* _Work required_
Tally the lines with the word "matplotlib" and report the number alone.

* _Available data_
** Begin **

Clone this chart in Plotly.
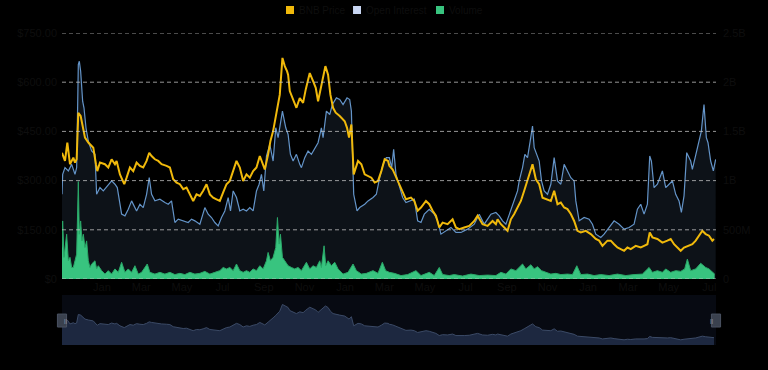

** End **
** Begin **

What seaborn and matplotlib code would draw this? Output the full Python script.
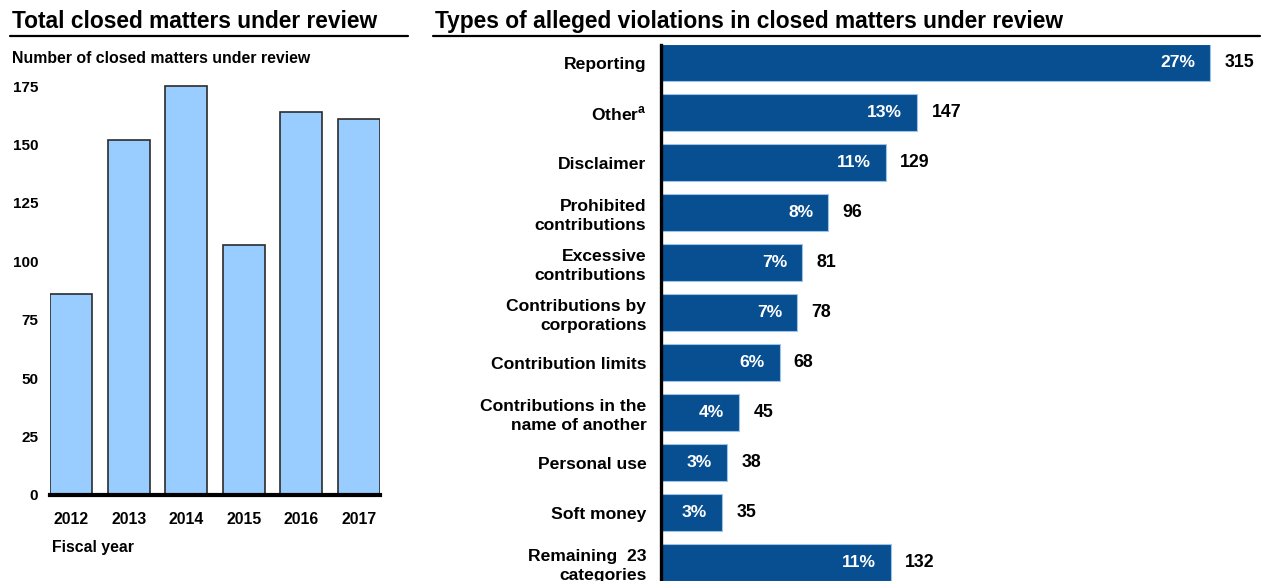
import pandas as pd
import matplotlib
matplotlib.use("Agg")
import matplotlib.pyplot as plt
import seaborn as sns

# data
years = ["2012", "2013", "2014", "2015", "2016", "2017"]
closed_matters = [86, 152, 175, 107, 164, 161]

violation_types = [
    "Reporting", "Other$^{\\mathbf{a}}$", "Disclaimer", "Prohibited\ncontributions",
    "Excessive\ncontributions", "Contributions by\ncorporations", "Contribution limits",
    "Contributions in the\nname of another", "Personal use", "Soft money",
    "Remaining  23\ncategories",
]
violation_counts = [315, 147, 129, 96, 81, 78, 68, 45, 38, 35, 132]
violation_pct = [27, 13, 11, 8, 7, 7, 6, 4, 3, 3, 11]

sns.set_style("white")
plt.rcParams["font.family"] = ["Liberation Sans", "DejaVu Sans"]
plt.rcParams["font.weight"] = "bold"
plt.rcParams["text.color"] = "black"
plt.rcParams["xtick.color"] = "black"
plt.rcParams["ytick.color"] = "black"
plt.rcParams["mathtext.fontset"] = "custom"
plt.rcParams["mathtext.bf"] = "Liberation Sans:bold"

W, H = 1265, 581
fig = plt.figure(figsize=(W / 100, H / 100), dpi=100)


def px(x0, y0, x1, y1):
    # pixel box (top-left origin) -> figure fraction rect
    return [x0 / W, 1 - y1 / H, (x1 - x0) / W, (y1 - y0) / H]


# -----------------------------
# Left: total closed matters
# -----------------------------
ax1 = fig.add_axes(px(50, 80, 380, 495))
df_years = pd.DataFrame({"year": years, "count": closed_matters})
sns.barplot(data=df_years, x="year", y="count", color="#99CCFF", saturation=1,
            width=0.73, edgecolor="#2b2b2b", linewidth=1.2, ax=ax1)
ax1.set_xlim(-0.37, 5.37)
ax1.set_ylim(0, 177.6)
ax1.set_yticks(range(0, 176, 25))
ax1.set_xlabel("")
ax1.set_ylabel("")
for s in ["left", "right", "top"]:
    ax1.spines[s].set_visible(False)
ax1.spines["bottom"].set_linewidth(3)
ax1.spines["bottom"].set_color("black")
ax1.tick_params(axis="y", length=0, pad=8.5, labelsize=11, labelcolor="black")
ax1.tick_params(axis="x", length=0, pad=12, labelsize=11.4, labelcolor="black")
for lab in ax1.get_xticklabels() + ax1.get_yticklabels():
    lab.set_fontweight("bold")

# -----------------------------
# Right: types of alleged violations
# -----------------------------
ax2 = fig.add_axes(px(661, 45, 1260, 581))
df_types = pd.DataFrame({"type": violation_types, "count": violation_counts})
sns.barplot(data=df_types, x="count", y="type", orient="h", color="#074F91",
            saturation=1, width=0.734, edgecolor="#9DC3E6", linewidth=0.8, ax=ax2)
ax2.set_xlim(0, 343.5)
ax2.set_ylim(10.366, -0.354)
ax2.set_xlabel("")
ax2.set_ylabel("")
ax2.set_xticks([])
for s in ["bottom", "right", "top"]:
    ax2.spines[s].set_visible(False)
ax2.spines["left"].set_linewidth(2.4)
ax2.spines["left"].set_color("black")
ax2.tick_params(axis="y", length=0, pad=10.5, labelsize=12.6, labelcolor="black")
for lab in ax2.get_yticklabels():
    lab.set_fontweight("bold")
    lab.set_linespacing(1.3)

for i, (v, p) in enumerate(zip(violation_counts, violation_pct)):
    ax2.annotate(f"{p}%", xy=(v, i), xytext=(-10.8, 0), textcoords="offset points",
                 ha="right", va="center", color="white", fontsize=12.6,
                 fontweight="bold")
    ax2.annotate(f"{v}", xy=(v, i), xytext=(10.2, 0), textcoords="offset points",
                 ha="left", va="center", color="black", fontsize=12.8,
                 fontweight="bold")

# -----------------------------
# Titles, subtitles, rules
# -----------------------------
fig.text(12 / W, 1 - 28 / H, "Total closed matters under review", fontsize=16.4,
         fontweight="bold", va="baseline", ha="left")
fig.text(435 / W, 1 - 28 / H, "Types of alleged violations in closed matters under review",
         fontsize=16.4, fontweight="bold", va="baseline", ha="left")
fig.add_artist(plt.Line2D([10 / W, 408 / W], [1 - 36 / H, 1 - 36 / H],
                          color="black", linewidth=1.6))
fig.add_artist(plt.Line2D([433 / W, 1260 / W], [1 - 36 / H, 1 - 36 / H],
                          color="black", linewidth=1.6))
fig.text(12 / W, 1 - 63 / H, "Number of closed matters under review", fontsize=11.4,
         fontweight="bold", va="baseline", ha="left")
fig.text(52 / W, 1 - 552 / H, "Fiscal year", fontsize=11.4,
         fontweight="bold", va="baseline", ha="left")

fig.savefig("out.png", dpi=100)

** End **

* _Answer to this exercise_
4